Encontramos aquí a un Guru Dutt progresivamente humanista, que apuesta por lo esencial y lo íntimo frente a los grandes discursos de la vida en sociedad. Convencido de esta filosofía, buscando una intensidad personal eternamente censurada, lanza su último grito en Kaagaz ke phool, una búsqueda del alma a través del arte, y no al revés. En 1959, el director se funde finalmente con la identidad del protagonista –al que él mismo interpreta-, Suresh Sinha, un director de cine que recuerda su vida en el límite constante del abismo, como un anticipo de personaje borderline (Gérard Imbert, 2010) que trata de retrasar una muerte ya anunciada. Un final sobre el papel, pero también una personal carta de despedida que alcanzará su máxima expresión cinco años después.
Tras el riesgo –creativo, pero especialmente emocional- asumido en este largometraje, y la posterior incomprensión de su obra, controvertida para los cauces comerciales, pero no suficientemente valorada en el momento en los círculos minoritarios, Guru Dutt escuda su figura como creador en las sombras.
A pesar de la indiscutible impronta del director en Chaudhin ka chand (El día catorce de la luna, 1960) y Sahib bibi aur ghulam (El señor, la señora y el esclavo, 1962), elemento que hace pensar que forman parte de su filmografía como autor, se tratan de filmes firmados por M.Sadiq y Abrar Alvi respectivamente, ambos allegados a Dutt, que firmará oficialmente como actor principal y productor.
Sahib bibi aur ghulam, menos arriesgada que Pyaasa y Kaagaz ke phool, mantiene, sin embargo, un sublime trabajo musical y explora de manera descarnada la mirada nostálgica a través de la vida del arquitecto Bhoothnath, un hombre de mediana edad construido a sí mismo desde su cuna en la clase baja.
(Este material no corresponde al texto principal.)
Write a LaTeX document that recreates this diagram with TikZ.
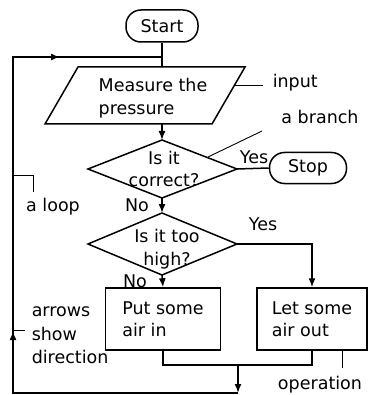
\documentclass[tikz,border=0pt]{standalone}
\usepackage{fontspec}
\setmainfont{DejaVu Sans}
\usetikzlibrary{arrows.meta}
\begin{document}
\begin{tikzpicture}[x=1pt,y=-1pt,line width=1.5pt,
  every node/.style={font=\fontsize{17.5}{22.5}\selectfont,inner sep=0pt},
  term/.style={draw,rounded corners=15pt},
  box/.style={draw,rectangle,align=left},
  thinline/.style={line width=0.9pt},
  arr/.style={-{Latex[length=9pt,width=7pt]}}]
\useasboundingbox (0,0) rectangle (369,395);
% start
\node[term,minimum width=72pt,minimum height=32pt] (start) at (162,26) {Start};
% input parallelogram
\coordinate (pTL) at (78,67);
\coordinate (pTR) at (245,67);
\coordinate (pBR) at (212,124);
\coordinate (pBL) at (45,124);
\draw (pTL) -- (pTR) -- (pBR) -- (pBL) -- cycle;
\node[align=left] (meas) at (153,98) {Measure the\\pressure};
\coordinate (mTop) at (162,67);
\coordinate (mBot) at (162,124);
\coordinate (jn) at (162,57);
\draw (start) -- (mTop);
% decision 1
\coordinate (d1t) at (162,140);
\coordinate (d1r) at (237,169);
\coordinate (d1b) at (162,198);
\coordinate (d1l) at (88,169);
\draw (d1t) -- (d1r) -- (d1b) -- (d1l) -- cycle;
\node[align=center] (q1) at (164,169) {Is it\\correct?};
\draw[arr] (mBot) -- (d1t);
\node[term,minimum width=77pt,minimum height=31pt] (stop) at (308,168) {Stop};
\draw (d1r) -- (stop.west);
\node (yes1) at (254,157) {Yes};
\node (no1) at (137,205) {No};
% decision 2
\coordinate (d2t) at (162,213);
\coordinate (d2r) at (237,244);
\coordinate (d2b) at (162,275);
\coordinate (d2l) at (88,244);
\draw (d2t) -- (d2r) -- (d2b) -- (d2l) -- cycle;
\node[align=center] (q2) at (167,249) {Is it too\\high?};
\draw[arr] (d1b) -- (d2t);
\node (yes2) at (263,224) {Yes};
\node (no2) at (135,281) {No};
% operations
\node[box,minimum width=115pt,minimum height=62pt] (put) at (163,319) {Put some\\air in};
\node[box,minimum width=110pt,minimum height=62pt] (let) at (312,319) {Let some\\air out};
\draw[arr] (d2b) -- (put.north);
\draw[arr] (d2r) -| (let.north);
% merge and loop
\coordinate (mg) at (238,365);
\coordinate (bot) at (238,393);
\coordinate (bl) at (13,393);
\coordinate (tl) at (13,57);
\coordinate (upArr) at (13,331);
\coordinate (rArr) at (60,57);
\draw (put.south) |- (mg) -| (let.south);
\draw[arr] (mg) -- (bot);
\draw (bot) -- (bl) -- (tl) -- (jn);
\draw[arr] (bl) -- (upArr);
\draw[arr] (tl) -- (rArr);
% labels
\coordinate (inA) at (235,85);
\coordinate (inB) at (263,85);
\draw[thinline] (inA) -- (inB);
\node[anchor=west] (input) at (272,83) {input};
\coordinate (brA) at (208,157);
\coordinate (brB) at (262,131);
\draw[thinline] (brA) -- (brB);
\node (branch) at (320,117) {a branch};
\coordinate (lpA) at (13,175);
\coordinate (lpB) at (33,175);
\coordinate (lpC) at (33,192);
\draw[thinline] (lpA) -- (lpB) -- (lpC);
\node (loop) at (53,207) {a loop};
\coordinate (arA) at (13,330);
\coordinate (arB) at (25,330);
\draw[thinline] (arA) -- (arB);
\node[align=left,anchor=north west,font=\fontsize{17.5}{23.5}\selectfont] (arrows) at (31,306) {arrows\\show\\direction};
\coordinate (opA) at (342,350);
\coordinate (opB) at (342,368);
\draw[thinline] (opA) -- (opB);
\node (oper) at (320,385) {operation};
\end{tikzpicture}
\end{document}
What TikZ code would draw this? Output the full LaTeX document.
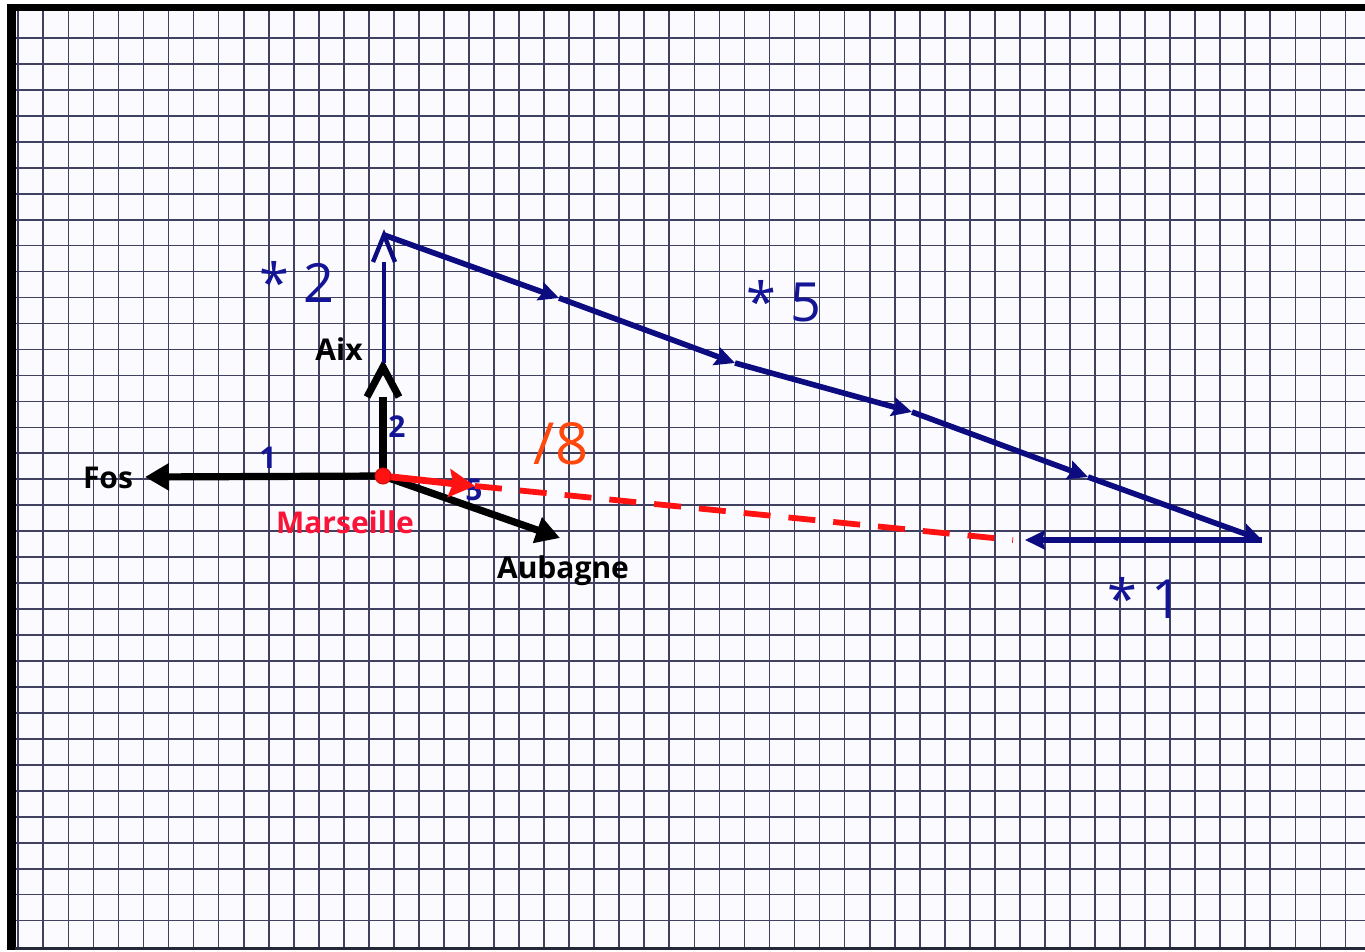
\documentclass[tikz,border=0pt]{standalone}
\usepackage{fontspec}
\setmainfont{Open Sans}
\usepackage{tikz}
\usetikzlibrary{arrows.meta, calc}
\definecolor{mynavy}{RGB}{12,12,128}
\definecolor{mylabel}{RGB}{20,20,150}
\definecolor{myred}{RGB}{255,18,18}
\definecolor{mycity}{RGB}{250,20,55}
\definecolor{myorange}{RGB}{255,72,12}
\definecolor{mygrid}{RGB}{64,64,96}
\definecolor{mypaper}{RGB}{251,251,255}
\tikzset{
  gridline/.style={color=mygrid, line width=0.85pt},
  cityvec/.style={line width=3.6pt, color=black, -{Triangle[length=12pt, width=13pt]}},
  cityline/.style={line width=3.6pt, color=black, line join=miter},
  bluevec/.style={line width=2.8pt, color=mynavy, -{Stealth[length=10pt, width=9.5pt, inset=1.5pt]}},
  blueline/.style={line width=2.2pt, color=mynavy, line join=miter},
  redvec/.style={line width=3.4pt, color=myred, -{Stealth[length=13pt, width=14pt, inset=2pt]}},
  reddash/.style={line width=2.9pt, color=myred, dash pattern=on 13.5pt off 9pt},
  citylabel/.style={font=\fontsize{15}{17}\selectfont\bfseries, text=black, inner sep=0pt},
  stepnum/.style={font=\fontsize{15}{17}\selectfont\bfseries, text=mylabel, inner sep=0pt},
  factor/.style={font=\fontsize{27}{30}\selectfont, text=mylabel, inner sep=0pt},
  citydot/.style={circle, fill=myred, draw=myred!80!black, line width=0.5pt,
    inner sep=0pt, minimum size=8pt}
}
\begin{document}
\begin{tikzpicture}[x=0.5pt, y=-0.5pt]
  \useasboundingbox (0,0) rectangle (1365,952);
  \fill[white] (0,0) rectangle (1365,952);
  \fill[mypaper] (15,11) rectangle (1365,948);

  % squared paper
  \foreach \k in {0,...,53} {
    \draw[gridline] ({18.3+25.04*\k},11) -- ({18.3+25.04*\k},947);
  }
  \foreach \j in {1,...,35} {
    \draw[gridline] (15,{12+25.96*\j}) -- (1365,{12+25.96*\j});
  }
  \fill[black] (7,4) rectangle (16,950);
  \fill[black] (7,4) rectangle (1365,11);
  \draw[mygrid!60!black, line width=1.5pt] (15,948) -- (1365,948);

  % end points of the vectors
  \coordinate (mars) at (383,476);
  \coordinate (fos) at (145,477);
  \coordinate (aixbase) at (383,397);
  \coordinate (aixtip) at (383,367);
  \coordinate (aub) at (560,538);
  \coordinate (b0) at (384,363);
  \coordinate (b1) at (384,262);
  \coordinate (t0) at (384,235);
  \coordinate (t1) at (559,298);
  \coordinate (t2) at (735,363);
  \coordinate (t3) at (912,412);
  \coordinate (t4) at (1088,477);
  \coordinate (t5) at (1262,540);
  \coordinate (fin) at (1025,540);
  \coordinate (rtip) at (475,486);
  \coordinate (rend) at (1013,540);

  % unit vectors from Marseille
  \draw[cityvec] (mars) -- (fos);
  \draw[cityline] (mars) -- (aixbase);
  \draw[cityline] ($(aixbase)+(-16,0)$) -- (aixtip) -- ($(aixbase)+(16,0)$);
  \draw[cityvec] (mars) -- (aub);

  % sum: 2 Aix + 5 Aubagne + 1 Fos
  \draw[blueline] (b0) -- (b1);
  \draw[blueline] ($(b1)+(-11,0)$) -- (t0) -- ($(b1)+(11,0)$);
  \foreach \a/\b in {t0/t1, t1/t2, t2/t3, t3/t4, t4/t5} {
    \draw[bluevec] (\a) -- (\b);
  }
  \draw[bluevec] (t5) -- (fin);

  % labels
  \node[citylabel] (fostxt) at (108,478) {Fos};
  \node[citylabel] (aixtxt) at (339,349) {Aix};
  \node[citylabel] (aubtxt) at (563,571) {Aubagne};
  \node[citylabel, text=mycity] (marstxt) at (345,522) {Marseille};
  \node[stepnum] (n1) at (268,458) {1};
  \node[stepnum] (n2) at (397,427) {2};
  \node[stepnum] (n5) at (474,490) {5};
  \node[factor] (f2) at (297,282) {* 2};
  \node[factor] (f5) at (784,301) {* 5};
  \node[factor] (f1) at (1145,598) {* 1};
  \node[factor, text=myorange, font=\fontsize{29}{32}\selectfont] (div8) at (561,444) {/8};

  % mean position
  \draw[reddash] (rtip) -- (rend);
  \draw[redvec] (mars) -- (rtip);
  \node[citydot] (marsdot) at (mars) {};
\end{tikzpicture}
\end{document}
Romanticismo, decadencia y muerte simbólica –recordemos la destrucción del edificio, símbolo del pasado, que antaño ideó el protagonista- se entrelazan con el elemento común que cabalga, de manera más o menos sutil, por toda la filmografía: las desigualdades sociales y la dificultad de encontrar la armonía en un mundo que resulta ajeno.
Y es que, incluso en su silencio –tras su presunta ocultación como autor de las mencionadas obras, optará definitivamente por alejarse de detrás de las cámaras y continuará su carrera como actor- la trama melodramática de Guru Dutt sigue siendo tan veraz en la ficción, como en la vida real. Y como un abandono anunciado años antes, en 1964, Dutt teje el final prometido obra tras obra: su propio final. Con tan sólo 39 años, este vagar en incesante búsqueda encuentra su resolución en el suicidio.
Culmina así el ideal que impregnó de manera desigual, pero siempre presente, su carrera como director: la vida como efímera obra de arte.